Anyone who follows the science of climate change closely is probably deep-down uneasy and quite possibly horrified by the increasingly perilous state of our planet. But communicating that sense is not always easy.
Early on in her one-woman show Alanna Mitchell says that she’s not a scientist, nor an actor, she’s a journalist. Her response is to tell stories in a gently spoken, semi-biographical and amusing monologue.
When the show starts the house lights stay on for a while giving the sense of being in Mitchell’s living room. She disarmingly informs us that being up here on stage is one of her “recurring nightmares” but, we later find out, that like a hero on a quest she feels obligated to be here, to share the “biggest” story ever.
The story is the deteriorating health of the world’s oceans, in particular increasing acidification caused by human emissions from burning fossil fuels. It’s an aspect of the emissions story that she feels has largely gone untold (at least, in the mainstream), although it is directly related to the warming of the oceans caused by atmospheric greenhouse gases.
There is, necessarily, a good deal of potted science - Mitchell even chalks up CO2 and Ph numbers on a blackboard at one point - but what hooks you are the anecdotes and personal revelations that intertwine Mitchell’s revelatory journey.
It’s after accidentally drinking a sample from a toxic red tide on a research trip, that she has an epiphany about the central role of the ocean in the web of life.
Mitchell paints vivid pictures of her meetings with a series of high level climate scientists and marine biologists trying to fathom the depths of the ocean's ailment, from snorkelling during a great coral spawn observation in Japan, or dropping in a deep-water chamber to the murky deep with a biologist who looks like George Clooney.

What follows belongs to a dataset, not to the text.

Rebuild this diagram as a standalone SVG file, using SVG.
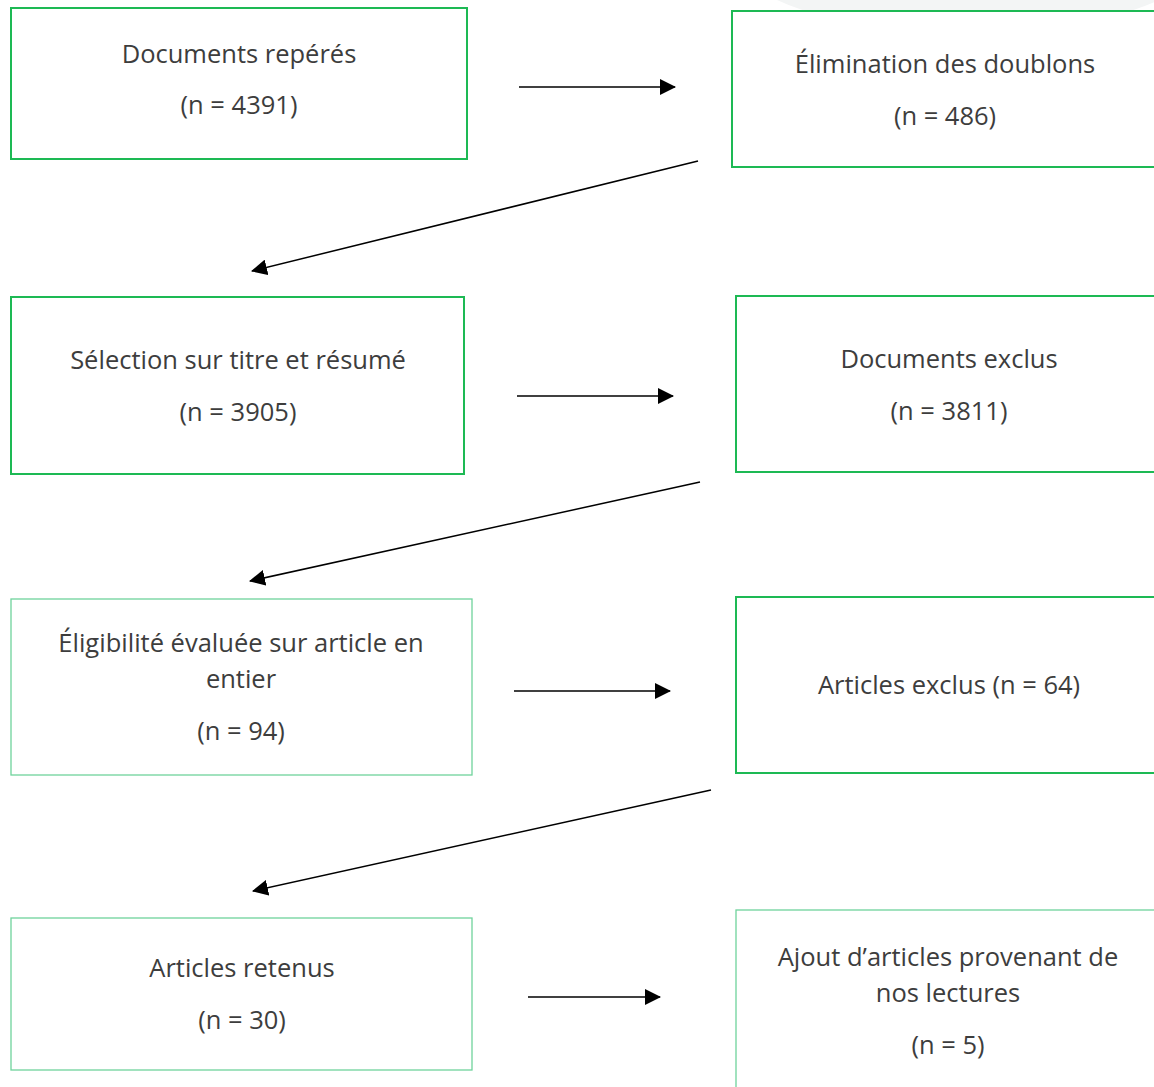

Sometimes details, given in passing, speak volumes. The Mediterranean aquarium in Plymouth had to stop using the word “Mediterranean” because the species housed by the aquarium no longer live in that sea, having moved in the wild further north, “refugees from the heat” says Mitchell.
At other times, Mitchell has to go to her blackboard. For example, sharing marine scientist Carol Turley’s three things that you need to know about ocean pH.
The science is concise and clear, but it’s the self-deprecating humour and personal touches that give the piece its strength. The daughter of a biologist living on the Canadian Prairies practising “meat-and-potatoes science”, she recalls her doubts and uncertainty about her ability to tell this story, given its epic proportions, but by the same token she has a wide-eyed, often awed fascination for the work of the scientists that she meets that is infectious.
Her final, hopeful conclusion is that guilt is holding us back from resolving this issue and we need forgiveness to solve it. Her argument is eloquently made, and though its brevity stretches it thin, it makes a good launch pad for further discussion.
Many people are deeply concerned about these issues. Having made a climate change documentary six years ago (inspired in part by Rob Stewart’s documentary on ocean acidification called Revolution), it's encouraging to see the success of Sea Sick at the Fringe. The auditorium for the 12.30pm show was full - and afterwards many stayed on for the short Q&A with the Mitchell.
This is a model for communicating a distressing and complex issue in an accessible and entertaining way. Go see it.